1570. Dot Product of Two Sparse Vectors

MediumDesignArrayHash TableTwo Pointers
Leetcode Link

Problem Description

The task is to create a class, SparseVector, which encapsulates the concept of a sparse vector and implements a method to compute the dot product of two sparse vectors. A sparse vector is defined as a vector that contains mostly zeros and therefore should not be stored in a typical dense format as that would waste space. The goal is to store such vectors efficiently and perform operations on them.

To efficiently store the sparse vector, we can use a dictionary to hold only the non-zero elements, where the keys are the indices of these elements, and the values are the elements themselves. This way we aren't storing all the zero values, which can dramatically reduce memory usage for very sparse vectors.

The SparseVector class has two methods:

  1. SparseVector(nums): The constructor takes a list of integers nums and initializes the sparse vector using a dictionary comprehension that filters out the zero values.
  2. dotProduct(vec): This method computes the dot product between the vector represented by the current instance of SparseVector and another sparse vector, vec.

The dot product of two vectors is computed by multiplying corresponding entries and summing those products. In the case of sparse vectors, most of these products will be zero, because they involve multiplications by zero, so we only need to consider the non-zero entries.

The follow-up question asks about efficiently computing the dot product if only one of the two vectors is sparse.

Intuition

For the solution, the idea is to leverage the sparsity of the vectors to optimize the dot product computation. Given that most of the elements in the vectors are zeros, we want to perform multiplications only for the non-zero elements. By converting the vectors into a dictionary structure with non-zero elements, we can quickly identify which elements actually need to be multiplied.

In the dotProduct method, we iterate over the items in the smaller dictionary (to optimize the number of iterations) and multiply values by the corresponding values in the other dictionary, if they exist. If an index does not exist in the other dictionary, it means that the value for that index in the other vector is zero and thus does not contribute to the dot product. Therefore, we use the .get method to handle such cases, which allows us to specify a default value of 0 when an index is not found.

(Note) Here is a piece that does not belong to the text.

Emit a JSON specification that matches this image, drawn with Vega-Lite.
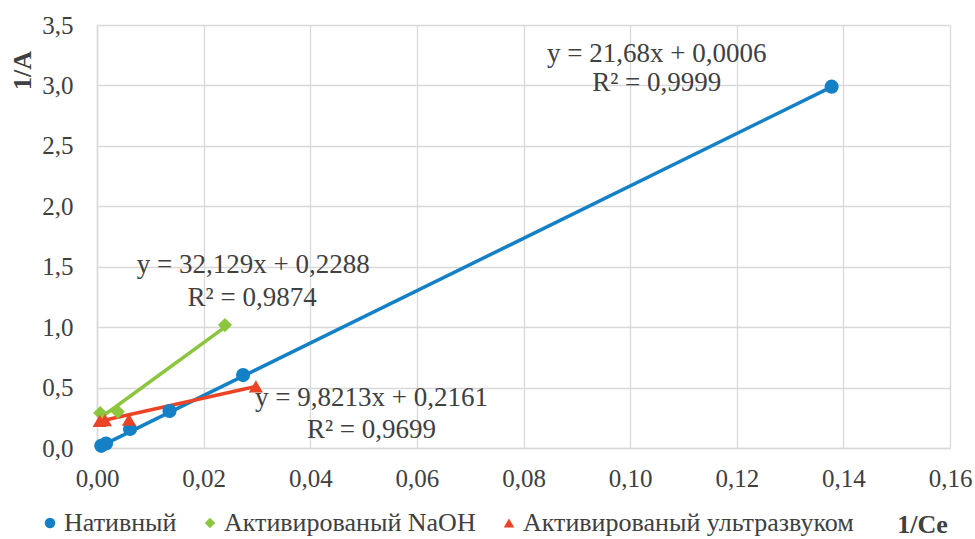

When dealing with one sparse and one non-sparse vector, the current approach still works efficiently because the dot product will focus on iterating over the non-zero elements of the sparse vector and lookup the corresponding values in the non-sparse vector.

Learn more about Two Pointers patterns.

Solution Approach

The implementation of the SparseVector solution makes use of two main aspects: Python dictionaries and the concept of dictionary comprehension for building a structure to represent the sparse vectors.

Algorithm and Data Structure

  • Dictionary for Sparse Representation: A Python dictionary is an ideal data structure for representing a sparse vector. It allows storing key-value pairs where the key is the index of a non-zero element in the original vector, and the value is the non-zero element itself. This structure is memory efficient since we only store entries for non-zero elements.

  • Constructor __init__:

    • We use a dictionary comprehension in the constructor to iterate over nums using enumerate to get both the index i and the value v together.
    • The condition if v ensures that we're only storing the non-zero values (as zero is considered False in Python).
    • The resulting dictionary self.d holds only the elements of the input list that are non-zero, along with their indices.
  • dotProduct Method:

    • We receive another SparseVector object, vec, and we want to compute the dot product with the current sparse vector instance.
    • We access the internal dictionaries of the current instance (a) and the vec (b) — these dictionaries store the indices and values of the non-zero entries.
    • By comparison of the lengths of these two dictionaries, we choose to iterate over the smaller dictionary (here represented as a). This is an optimization step; since the dot product will be zero for all indices not present in both vectors, we can skip the zero values of the larger vector and only iterate over the potential non-zero counterparts.
    • We then use a generator expression to iterate over the items of a: for i, v in a.items().
    • For each element, we calculate the product v * b.get(i, 0). The get method of the dictionary is very handy in this case, as it will return 0 if the index i doesn't exist in b—a common occurrence with sparse vectors, and also safe considering the default value for any index not in the dictionary would be zero.
    • Finally, the sum function accumulates all the products to give us the result of the dot product.

Pattern Used

  • Efficient Computation with Sparse Representation: By representing the vectors in a sparse form, computations are made more efficient since we ignore all zero-product cases which would contribute nothing to the final sum.
  • Iterating Over a Smaller Set: Choosing to iterate over the smaller set of elements to reduce the number of operations is a common optimization strategy in algorithms involving collection processing.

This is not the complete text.